Tabita, sta op

Antoinette Van Mossevelde
Dinsdag na de derde zondag van Pasen

Tabita, sta op
Hand, 9,32-43


Op een grote rondreis kwam Petrus ook bij de heiligen die in Lydda woonden. Hij trof daar een man aan die Eneas heette en al acht jaar op bed lag omdat hij verlamd was. Petrus zei tegen hem: ‘Eneas, Jezus Christus geneest je. Sta op en maak je bed op.’ En meteen stond hij op. Alle bewoners van Lydda en Saron zagen hem en bekeerden zich tot de Heer. 
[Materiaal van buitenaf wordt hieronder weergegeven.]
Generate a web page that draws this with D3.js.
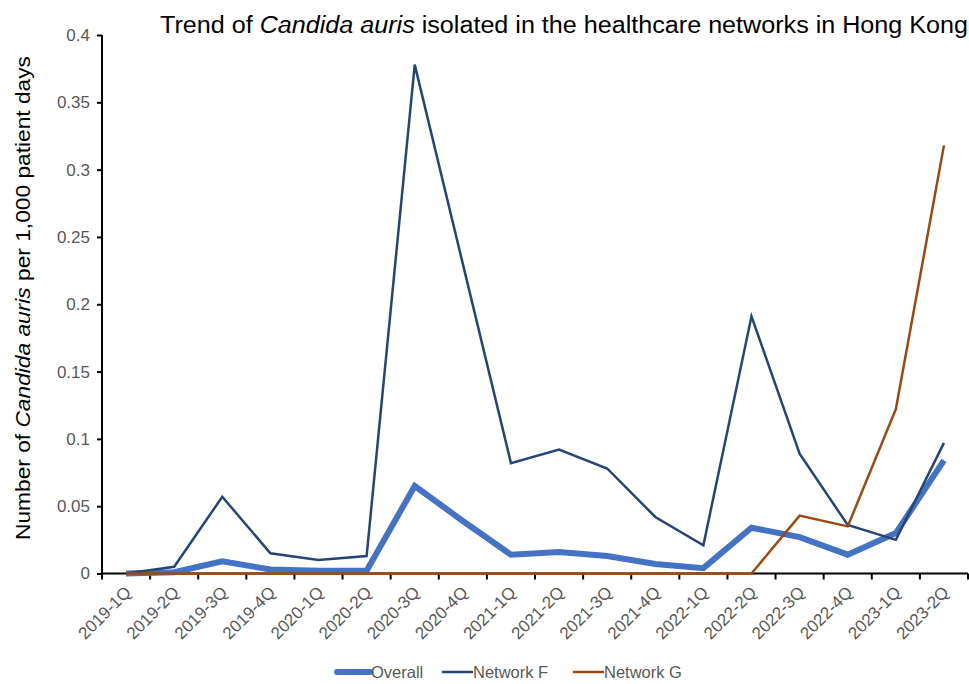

In Joppe woonde een leerlinge die Tabita heette, dat wil zeggen Gazelle. Ze deed veel goede werken en bewees liefdadigheid in overvloed. Juist in die dagen werd ze ziek en stierf. Men waste haar en legde haar in een bovenvertrek. Omdat Lydda dicht bij Joppe ligt, stuurden de leerlingen, die gehoord hadden dat Petrus daar was, twee mannen naar hem toe met het verzoek: ‘Kom zonder uitstel naar ons toe.’ Petrus ging direct met hen mee. Na zijn aankomst brachten ze hem naar het bovenvertrek. Daar kwamen alle weduwen bij hem en ze lieten hem onder tranen de kledingstukken zien die Gazelle maakte toen ze nog bij hen was. Petrus stuurde ze allemaal weg, knielde neer en bad. Toen keerde hij zich naar het lichaam en zei: ‘Tabita, sta op.’ Zij deed haar ogen open en toen ze Petrus zag ging ze overeind zitten. Hij reikte haar de hand en hielp haar opstaan. Daarna riep hij de heiligen, ook de weduwen, en liet hun zien dat ze weer leefde. Dit werd bekend in heel Joppe en velen gingen geloven in de Heer. Verscheidene dagen bleef hij nog in Joppe bij een zekere Simon, een leerlooier.